Somalia’s new prime minister will try again next week to put a Cabinet in place after…
Somalia’s new prime minister will try again next week to put a Cabinet in place after the parliament rejected his first lineup amid weeks of political uncertainty that has worried the international community about the war-torn east African country’s return to stability.
The country’s representative to the United Nations, Awale Ali Kullane, told the U.N. Security Council on Wednesday that the newly named Cabinet will be presented to the parliament for a vote on Monday.
The turmoil at the top of one of Africa’s most fragile states has led the U.N., the European Union, the United States and others to express concern over delays in the implementation of a plan to rebuild Somalia.
Somalia’s new Cabinet of mostly political newcomers was unveiled on Jan. 27 by Prime Minister Omar Abdirashid Ali Sharmarke, weeks after he withdrew his first Cabinet picks in the face of parliament’s opposition.
Sharmarke himself was appointed after the parliament ousted his predecessor, Abdiweli Sheikh Ahmed, in December amid a feud between Ahmed and President Hassan Sheikh Mohamud.

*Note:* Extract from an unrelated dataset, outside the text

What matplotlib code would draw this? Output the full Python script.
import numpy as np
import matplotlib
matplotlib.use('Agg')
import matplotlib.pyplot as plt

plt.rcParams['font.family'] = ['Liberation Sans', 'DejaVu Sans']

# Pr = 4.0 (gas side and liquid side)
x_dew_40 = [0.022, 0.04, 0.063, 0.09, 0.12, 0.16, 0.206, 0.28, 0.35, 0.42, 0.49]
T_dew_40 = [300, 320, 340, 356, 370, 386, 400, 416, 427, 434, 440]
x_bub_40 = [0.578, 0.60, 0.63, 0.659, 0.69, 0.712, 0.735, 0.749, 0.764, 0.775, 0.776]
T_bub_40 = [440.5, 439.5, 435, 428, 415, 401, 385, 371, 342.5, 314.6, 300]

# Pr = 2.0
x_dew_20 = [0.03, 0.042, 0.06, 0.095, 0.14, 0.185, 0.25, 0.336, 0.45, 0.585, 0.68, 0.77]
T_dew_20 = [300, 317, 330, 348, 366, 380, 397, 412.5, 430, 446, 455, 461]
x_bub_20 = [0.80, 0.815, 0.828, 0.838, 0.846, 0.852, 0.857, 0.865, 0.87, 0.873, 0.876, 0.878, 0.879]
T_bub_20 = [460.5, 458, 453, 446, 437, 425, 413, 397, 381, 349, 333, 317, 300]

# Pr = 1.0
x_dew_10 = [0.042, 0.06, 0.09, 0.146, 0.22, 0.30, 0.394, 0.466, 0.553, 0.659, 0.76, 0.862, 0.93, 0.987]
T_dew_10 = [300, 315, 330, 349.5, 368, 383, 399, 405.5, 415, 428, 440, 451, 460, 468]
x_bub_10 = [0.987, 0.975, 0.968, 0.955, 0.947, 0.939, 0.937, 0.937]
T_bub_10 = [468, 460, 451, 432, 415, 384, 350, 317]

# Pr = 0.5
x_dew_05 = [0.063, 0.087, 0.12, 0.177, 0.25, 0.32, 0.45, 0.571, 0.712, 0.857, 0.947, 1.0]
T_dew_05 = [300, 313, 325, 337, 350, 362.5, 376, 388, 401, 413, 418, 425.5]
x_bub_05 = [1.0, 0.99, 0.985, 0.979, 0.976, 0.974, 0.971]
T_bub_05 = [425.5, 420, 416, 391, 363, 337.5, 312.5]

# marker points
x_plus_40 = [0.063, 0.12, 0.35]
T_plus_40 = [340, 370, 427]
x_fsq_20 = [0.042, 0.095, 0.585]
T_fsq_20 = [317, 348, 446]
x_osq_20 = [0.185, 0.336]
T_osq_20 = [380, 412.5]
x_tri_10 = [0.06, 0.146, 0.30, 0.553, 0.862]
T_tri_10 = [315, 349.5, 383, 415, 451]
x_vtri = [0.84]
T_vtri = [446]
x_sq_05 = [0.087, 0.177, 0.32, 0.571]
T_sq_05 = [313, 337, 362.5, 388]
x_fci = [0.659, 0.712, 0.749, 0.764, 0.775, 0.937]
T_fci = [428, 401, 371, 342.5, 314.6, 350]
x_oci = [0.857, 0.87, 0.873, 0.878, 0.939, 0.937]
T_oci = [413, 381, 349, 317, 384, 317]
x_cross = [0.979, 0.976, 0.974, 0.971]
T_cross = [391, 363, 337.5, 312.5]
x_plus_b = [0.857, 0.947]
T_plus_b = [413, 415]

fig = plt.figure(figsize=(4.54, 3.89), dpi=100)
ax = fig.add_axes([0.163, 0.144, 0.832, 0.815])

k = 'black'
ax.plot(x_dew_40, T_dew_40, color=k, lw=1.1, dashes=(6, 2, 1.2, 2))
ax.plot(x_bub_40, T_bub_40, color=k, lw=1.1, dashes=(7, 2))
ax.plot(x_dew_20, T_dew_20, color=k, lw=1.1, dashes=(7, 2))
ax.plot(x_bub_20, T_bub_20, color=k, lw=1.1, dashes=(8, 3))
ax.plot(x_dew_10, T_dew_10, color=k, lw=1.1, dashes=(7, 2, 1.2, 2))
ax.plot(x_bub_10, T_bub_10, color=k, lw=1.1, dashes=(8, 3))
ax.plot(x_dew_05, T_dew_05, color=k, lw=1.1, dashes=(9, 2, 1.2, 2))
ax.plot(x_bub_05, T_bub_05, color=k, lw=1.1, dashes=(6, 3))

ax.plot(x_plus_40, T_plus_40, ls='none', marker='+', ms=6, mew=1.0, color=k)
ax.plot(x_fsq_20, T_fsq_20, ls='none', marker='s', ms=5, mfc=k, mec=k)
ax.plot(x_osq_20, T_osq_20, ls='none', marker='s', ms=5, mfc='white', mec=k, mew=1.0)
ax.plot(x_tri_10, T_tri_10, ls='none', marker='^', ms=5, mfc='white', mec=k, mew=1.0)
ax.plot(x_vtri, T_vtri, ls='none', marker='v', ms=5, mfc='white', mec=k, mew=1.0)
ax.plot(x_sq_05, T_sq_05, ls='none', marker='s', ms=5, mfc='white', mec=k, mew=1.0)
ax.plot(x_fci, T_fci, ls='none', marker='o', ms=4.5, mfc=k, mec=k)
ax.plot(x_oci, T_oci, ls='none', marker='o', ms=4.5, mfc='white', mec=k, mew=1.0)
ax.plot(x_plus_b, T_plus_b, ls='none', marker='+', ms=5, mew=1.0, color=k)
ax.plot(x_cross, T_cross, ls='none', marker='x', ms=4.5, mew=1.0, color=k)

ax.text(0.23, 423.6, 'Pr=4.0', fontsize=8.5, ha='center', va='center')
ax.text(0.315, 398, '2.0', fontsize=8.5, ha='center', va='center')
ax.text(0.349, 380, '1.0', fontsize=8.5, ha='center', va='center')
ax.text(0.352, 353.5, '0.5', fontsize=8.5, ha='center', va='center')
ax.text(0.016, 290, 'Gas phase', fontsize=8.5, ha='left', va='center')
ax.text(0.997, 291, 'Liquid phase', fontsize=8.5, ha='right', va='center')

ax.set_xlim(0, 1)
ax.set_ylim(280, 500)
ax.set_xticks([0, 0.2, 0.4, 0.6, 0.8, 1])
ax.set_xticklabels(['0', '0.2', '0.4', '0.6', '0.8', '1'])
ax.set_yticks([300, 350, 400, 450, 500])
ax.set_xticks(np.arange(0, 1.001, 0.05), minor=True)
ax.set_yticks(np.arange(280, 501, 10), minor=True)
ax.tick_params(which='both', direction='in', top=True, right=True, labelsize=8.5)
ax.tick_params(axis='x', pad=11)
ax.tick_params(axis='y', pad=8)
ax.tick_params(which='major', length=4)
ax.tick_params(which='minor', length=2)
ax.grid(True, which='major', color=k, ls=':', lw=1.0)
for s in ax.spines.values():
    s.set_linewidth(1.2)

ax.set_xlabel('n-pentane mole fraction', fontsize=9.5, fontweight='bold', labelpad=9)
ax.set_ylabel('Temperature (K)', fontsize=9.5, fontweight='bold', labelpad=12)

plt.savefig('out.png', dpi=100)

The U.N. representative to Somalia, Nicholas Kay, told the council that the political infighting could derail the project to help the country form a new constitution and hold an election by September 2016, and that “this year will be decisive in whether Somalia will be a peaceful and unified state.”

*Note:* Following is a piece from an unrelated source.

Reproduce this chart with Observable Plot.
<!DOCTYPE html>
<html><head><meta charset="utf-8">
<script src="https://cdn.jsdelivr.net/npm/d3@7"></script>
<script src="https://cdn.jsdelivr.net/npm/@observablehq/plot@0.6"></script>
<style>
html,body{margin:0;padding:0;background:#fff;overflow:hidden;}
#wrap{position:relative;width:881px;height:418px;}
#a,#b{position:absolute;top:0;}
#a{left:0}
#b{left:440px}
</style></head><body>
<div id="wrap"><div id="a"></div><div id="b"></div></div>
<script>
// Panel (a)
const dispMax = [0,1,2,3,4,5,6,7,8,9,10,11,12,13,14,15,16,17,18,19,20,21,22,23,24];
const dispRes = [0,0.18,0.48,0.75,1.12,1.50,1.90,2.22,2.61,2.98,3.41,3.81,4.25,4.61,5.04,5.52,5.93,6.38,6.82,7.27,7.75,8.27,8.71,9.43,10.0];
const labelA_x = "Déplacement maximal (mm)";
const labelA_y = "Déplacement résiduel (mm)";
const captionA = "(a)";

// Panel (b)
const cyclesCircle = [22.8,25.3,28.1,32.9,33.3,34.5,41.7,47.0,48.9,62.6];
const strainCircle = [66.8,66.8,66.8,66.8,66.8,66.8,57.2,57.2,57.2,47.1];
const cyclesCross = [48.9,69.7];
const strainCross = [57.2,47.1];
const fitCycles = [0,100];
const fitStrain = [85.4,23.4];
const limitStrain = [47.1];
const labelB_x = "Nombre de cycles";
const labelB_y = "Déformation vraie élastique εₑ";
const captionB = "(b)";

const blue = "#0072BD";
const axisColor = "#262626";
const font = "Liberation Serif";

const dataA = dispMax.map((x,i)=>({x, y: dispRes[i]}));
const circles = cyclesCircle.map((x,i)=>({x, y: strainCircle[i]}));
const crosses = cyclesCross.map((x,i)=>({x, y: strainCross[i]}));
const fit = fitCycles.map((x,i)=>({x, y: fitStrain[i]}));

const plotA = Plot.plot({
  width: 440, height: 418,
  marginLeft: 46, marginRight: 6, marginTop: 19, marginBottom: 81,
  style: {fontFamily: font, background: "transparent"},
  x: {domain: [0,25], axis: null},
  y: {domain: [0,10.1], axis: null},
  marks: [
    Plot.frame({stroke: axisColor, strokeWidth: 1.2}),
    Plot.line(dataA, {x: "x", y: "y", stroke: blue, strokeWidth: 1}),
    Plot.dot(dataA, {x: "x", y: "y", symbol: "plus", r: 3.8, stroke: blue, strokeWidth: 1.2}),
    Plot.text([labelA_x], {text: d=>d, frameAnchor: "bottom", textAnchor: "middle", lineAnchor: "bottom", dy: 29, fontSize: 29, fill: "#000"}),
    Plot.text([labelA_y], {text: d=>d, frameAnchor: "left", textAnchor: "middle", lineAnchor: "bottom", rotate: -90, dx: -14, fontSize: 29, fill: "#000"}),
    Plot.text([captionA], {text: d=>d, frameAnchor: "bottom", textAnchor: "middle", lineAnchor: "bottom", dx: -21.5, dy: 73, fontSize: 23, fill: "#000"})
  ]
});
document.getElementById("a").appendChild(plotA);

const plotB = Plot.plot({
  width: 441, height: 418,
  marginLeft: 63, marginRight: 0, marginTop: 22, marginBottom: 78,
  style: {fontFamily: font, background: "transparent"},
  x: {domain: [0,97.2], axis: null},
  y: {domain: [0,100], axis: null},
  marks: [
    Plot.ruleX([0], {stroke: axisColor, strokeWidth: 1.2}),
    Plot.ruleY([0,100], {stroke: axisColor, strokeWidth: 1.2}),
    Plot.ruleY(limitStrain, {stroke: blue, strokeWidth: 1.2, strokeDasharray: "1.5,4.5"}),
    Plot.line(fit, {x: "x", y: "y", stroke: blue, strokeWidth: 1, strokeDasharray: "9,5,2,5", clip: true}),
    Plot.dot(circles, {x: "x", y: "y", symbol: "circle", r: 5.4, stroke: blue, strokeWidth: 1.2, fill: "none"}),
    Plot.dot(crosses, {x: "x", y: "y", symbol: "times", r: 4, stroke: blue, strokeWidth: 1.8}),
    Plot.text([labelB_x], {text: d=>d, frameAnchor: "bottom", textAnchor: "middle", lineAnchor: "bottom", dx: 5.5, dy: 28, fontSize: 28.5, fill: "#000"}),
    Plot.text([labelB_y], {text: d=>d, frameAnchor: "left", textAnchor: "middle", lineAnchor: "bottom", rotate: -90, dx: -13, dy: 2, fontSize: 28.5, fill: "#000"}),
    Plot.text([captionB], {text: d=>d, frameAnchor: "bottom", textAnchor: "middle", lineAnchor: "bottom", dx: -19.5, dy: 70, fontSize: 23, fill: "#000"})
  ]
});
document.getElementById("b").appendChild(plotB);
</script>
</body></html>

“Somalia is still teetering on the edge,” Kay said, though he pointed to signs of confidence such as the recent series of unprecedented high-level visitors including U.N. Secretary-General Ban Ki-moon.
Ban’s latest report on Somalia says the work of Somalia’s government and parliament has “stalled” because of the political crisis.
“There can be no escaping that Somalia has had an eventful past few months,” Kullane told the Security Council.
The country’s major challenges include an insurgency by Islamist militant group al-Shabab, which the U.S. State Department declared a terrorist organization in 2008. U.S. officials said Tuesday that a senior al-Shabab leader, Yusuf Dheeq, was killed in a U.S. airstrike in the southern part of the country over the weekend. The U.S. has been targeting al-Shabab’s leadership in a series of strikes over the past few months.
Somalia plunged into chaos after the 1991 ouster of dictator Siad Barre. The country’s weak government is currently being supported by African Union troops against the insurgency.